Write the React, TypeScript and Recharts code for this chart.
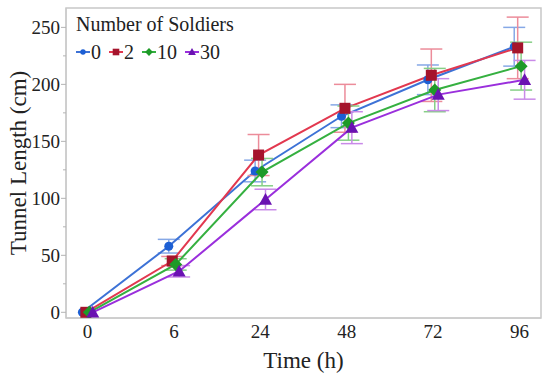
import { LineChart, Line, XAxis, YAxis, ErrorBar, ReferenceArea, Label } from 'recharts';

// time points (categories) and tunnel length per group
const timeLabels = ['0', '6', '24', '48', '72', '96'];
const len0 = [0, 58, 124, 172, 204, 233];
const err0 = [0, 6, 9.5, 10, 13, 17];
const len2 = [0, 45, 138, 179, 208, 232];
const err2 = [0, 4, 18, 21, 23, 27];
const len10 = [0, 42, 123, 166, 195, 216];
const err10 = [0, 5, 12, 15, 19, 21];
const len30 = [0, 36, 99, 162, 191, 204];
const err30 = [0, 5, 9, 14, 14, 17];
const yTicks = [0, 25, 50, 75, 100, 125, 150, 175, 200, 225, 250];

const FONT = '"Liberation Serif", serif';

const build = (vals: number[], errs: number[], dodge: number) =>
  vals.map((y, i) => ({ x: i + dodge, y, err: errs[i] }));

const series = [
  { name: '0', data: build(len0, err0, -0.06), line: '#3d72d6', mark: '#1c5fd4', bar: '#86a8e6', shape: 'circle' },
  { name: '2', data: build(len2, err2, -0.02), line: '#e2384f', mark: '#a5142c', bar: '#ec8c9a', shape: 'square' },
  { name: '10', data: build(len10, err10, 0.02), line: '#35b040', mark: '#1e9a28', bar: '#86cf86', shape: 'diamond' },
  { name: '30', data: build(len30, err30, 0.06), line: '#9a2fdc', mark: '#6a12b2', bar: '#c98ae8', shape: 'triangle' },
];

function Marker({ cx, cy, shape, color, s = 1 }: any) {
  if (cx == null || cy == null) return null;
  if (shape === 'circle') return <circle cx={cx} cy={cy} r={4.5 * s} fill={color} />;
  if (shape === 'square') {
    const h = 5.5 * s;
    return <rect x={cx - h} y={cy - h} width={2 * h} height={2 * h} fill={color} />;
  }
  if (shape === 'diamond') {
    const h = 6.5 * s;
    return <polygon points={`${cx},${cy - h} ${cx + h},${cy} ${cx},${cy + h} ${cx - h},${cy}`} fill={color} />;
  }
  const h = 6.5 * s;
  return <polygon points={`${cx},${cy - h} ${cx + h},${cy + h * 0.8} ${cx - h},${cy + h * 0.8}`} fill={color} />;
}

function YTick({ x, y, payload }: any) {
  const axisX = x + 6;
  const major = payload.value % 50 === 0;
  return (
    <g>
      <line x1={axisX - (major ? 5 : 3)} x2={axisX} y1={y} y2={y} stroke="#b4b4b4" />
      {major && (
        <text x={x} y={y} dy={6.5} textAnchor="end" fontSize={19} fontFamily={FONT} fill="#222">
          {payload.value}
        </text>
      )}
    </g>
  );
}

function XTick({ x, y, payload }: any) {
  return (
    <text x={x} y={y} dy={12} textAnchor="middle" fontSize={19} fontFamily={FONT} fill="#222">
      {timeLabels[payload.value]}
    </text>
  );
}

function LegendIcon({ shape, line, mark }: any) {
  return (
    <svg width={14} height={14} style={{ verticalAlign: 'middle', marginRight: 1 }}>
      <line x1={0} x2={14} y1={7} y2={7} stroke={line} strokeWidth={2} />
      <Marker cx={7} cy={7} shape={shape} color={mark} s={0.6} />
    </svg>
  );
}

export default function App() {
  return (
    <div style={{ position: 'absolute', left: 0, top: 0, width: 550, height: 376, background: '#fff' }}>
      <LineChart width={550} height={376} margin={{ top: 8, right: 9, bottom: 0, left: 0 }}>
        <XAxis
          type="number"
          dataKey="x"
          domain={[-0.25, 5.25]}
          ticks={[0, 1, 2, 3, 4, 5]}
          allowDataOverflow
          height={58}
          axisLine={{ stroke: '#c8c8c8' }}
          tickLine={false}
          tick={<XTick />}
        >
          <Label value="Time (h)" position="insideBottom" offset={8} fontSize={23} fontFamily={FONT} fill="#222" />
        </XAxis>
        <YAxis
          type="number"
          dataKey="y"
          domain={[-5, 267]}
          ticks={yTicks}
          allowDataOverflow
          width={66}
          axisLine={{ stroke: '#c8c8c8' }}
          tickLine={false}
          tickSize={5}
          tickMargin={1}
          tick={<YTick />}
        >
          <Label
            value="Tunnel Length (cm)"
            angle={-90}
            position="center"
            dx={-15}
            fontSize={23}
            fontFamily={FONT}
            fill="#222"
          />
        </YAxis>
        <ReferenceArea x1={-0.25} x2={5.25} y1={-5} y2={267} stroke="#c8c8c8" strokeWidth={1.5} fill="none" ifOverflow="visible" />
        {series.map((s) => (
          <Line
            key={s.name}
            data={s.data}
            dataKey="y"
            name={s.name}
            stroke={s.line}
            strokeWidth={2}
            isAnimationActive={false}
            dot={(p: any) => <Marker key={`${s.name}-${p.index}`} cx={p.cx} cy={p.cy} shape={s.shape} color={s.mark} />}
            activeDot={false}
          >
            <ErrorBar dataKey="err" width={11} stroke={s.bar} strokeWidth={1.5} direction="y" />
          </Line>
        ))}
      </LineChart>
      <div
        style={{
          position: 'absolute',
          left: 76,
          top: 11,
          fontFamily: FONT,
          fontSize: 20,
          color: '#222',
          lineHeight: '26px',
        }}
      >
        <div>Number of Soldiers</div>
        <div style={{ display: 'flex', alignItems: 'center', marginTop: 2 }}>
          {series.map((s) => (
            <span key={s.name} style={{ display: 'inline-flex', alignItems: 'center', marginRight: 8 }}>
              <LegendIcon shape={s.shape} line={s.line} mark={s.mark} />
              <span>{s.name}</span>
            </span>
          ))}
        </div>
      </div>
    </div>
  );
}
━━━━━━
-- Work to do --
Reproduce the material above in full and without alteration, but skip all pictures.

-- Exercise answer --
Write the React, TypeScript and Recharts code for this chart.
import { LineChart, Line, XAxis, YAxis, ErrorBar, ReferenceArea, Label } from 'recharts';

// time points (categories) and tunnel length per group
const timeLabels = ['0', '6', '24', '48', '72', '96'];
const len0 = [0, 58, 124, 172, 204, 233];
const err0 = [0, 6, 9.5, 10, 13, 17];
const len2 = [0, 45, 138, 179, 208, 232];
const err2 = [0, 4, 18, 21, 23, 27];
const len10 = [0, 42, 123, 166, 195, 216];
const err10 = [0, 5, 12, 15, 19, 21];
const len30 = [0, 36, 99, 162, 191, 204];
const err30 = [0, 5, 9, 14, 14, 17];
const yTicks = [0, 25, 50, 75, 100, 125, 150, 175, 200, 225, 250];

const FONT = '"Liberation Serif", serif';

const build = (vals: number[], errs: number[], dodge: number) =>
  vals.map((y, i) => ({ x: i + dodge, y, err: errs[i] }));

const series = [
  { name: '0', data: build(len0, err0, -0.06), line: '#3d72d6', mark: '#1c5fd4', bar: '#86a8e6', shape: 'circle' },
  { name: '2', data: build(len2, err2, -0.02), line: '#e2384f', mark: '#a5142c', bar: '#ec8c9a', shape: 'square' },
  { name: '10', data: build(len10, err10, 0.02), line: '#35b040', mark: '#1e9a28', bar: '#86cf86', shape: 'diamond' },
  { name: '30', data: build(len30, err30, 0.06), line: '#9a2fdc', mark: '#6a12b2', bar: '#c98ae8', shape: 'triangle' },
];

function Marker({ cx, cy, shape, color, s = 1 }: any) {
  if (cx == null || cy == null) return null;
  if (shape === 'circle') return <circle cx={cx} cy={cy} r={4.5 * s} fill={color} />;
  if (shape === 'square') {
    const h = 5.5 * s;
    return <rect x={cx - h} y={cy - h} width={2 * h} height={2 * h} fill={color} />;
  }
  if (shape === 'diamond') {
    const h = 6.5 * s;
    return <polygon points={`${cx},${cy - h} ${cx + h},${cy} ${cx},${cy + h} ${cx - h},${cy}`} fill={color} />;
  }
  const h = 6.5 * s;
  return <polygon points={`${cx},${cy - h} ${cx + h},${cy + h * 0.8} ${cx - h},${cy + h * 0.8}`} fill={color} />;
}

function YTick({ x, y, payload }: any) {
  const axisX = x + 6;
  const major = payload.value % 50 === 0;
  return (
    <g>
      <line x1={axisX - (major ? 5 : 3)} x2={axisX} y1={y} y2={y} stroke="#b4b4b4" />
      {major && (
        <text x={x} y={y} dy={6.5} textAnchor="end" fontSize={19} fontFamily={FONT} fill="#222">
          {payload.value}
        </text>
      )}
    </g>
  );
}

function XTick({ x, y, payload }: any) {
  return (
    <text x={x} y={y} dy={12} textAnchor="middle" fontSize={19} fontFamily={FONT} fill="#222">
      {timeLabels[payload.value]}
    </text>
  );
}

function LegendIcon({ shape, line, mark }: any) {
  return (
    <svg width={14} height={14} style={{ verticalAlign: 'middle', marginRight: 1 }}>
      <line x1={0} x2={14} y1={7} y2={7} stroke={line} strokeWidth={2} />
      <Marker cx={7} cy={7} shape={shape} color={mark} s={0.6} />
    </svg>
  );
}

export default function App() {
  return (
    <div style={{ position: 'absolute', left: 0, top: 0, width: 550, height: 376, background: '#fff' }}>
      <LineChart width={550} height={376} margin={{ top: 8, right: 9, bottom: 0, left: 0 }}>
        <XAxis
          type="number"
          dataKey="x"
          domain={[-0.25, 5.25]}
          ticks={[0, 1, 2, 3, 4, 5]}
          allowDataOverflow
          height={58}
          axisLine={{ stroke: '#c8c8c8' }}
          tickLine={false}
          tick={<XTick />}
        >
          <Label value="Time (h)" position="insideBottom" offset={8} fontSize={23} fontFamily={FONT} fill="#222" />
        </XAxis>
        <YAxis
          type="number"
          dataKey="y"
          domain={[-5, 267]}
          ticks={yTicks}
          allowDataOverflow
          width={66}
          axisLine={{ stroke: '#c8c8c8' }}
          tickLine={false}
          tickSize={5}
          tickMargin={1}
          tick={<YTick />}
        >
          <Label
            value="Tunnel Length (cm)"
            angle={-90}
            position="center"
            dx={-15}
            fontSize={23}
            fontFamily={FONT}
            fill="#222"
          />
        </YAxis>
        <ReferenceArea x1={-0.25} x2={5.25} y1={-5} y2={267} stroke="#c8c8c8" strokeWidth={1.5} fill="none" ifOverflow="visible" />
        {series.map((s) => (
          <Line
            key={s.name}
            data={s.data}
            dataKey="y"
            name={s.name}
            stroke={s.line}
            strokeWidth={2}
            isAnimationActive={false}
            dot={(p: any) => <Marker key={`${s.name}-${p.index}`} cx={p.cx} cy={p.cy} shape={s.shape} color={s.mark} />}
            activeDot={false}
          >
            <ErrorBar dataKey="err" width={11} stroke={s.bar} strokeWidth={1.5} direction="y" />
          </Line>
        ))}
      </LineChart>
      <div
        style={{
          position: 'absolute',
          left: 76,
          top: 11,
          fontFamily: FONT,
          fontSize: 20,
          color: '#222',
          lineHeight: '26px',
        }}
      >
        <div>Number of Soldiers</div>
        <div style={{ display: 'flex', alignItems: 'center', marginTop: 2 }}>
          {series.map((s) => (
            <span key={s.name} style={{ display: 'inline-flex', alignItems: 'center', marginRight: 8 }}>
              <LegendIcon shape={s.shape} line={s.line} mark={s.mark} />
              <span>{s.name}</span>
            </span>
          ))}
        </div>
      </div>
    </div>
  );
}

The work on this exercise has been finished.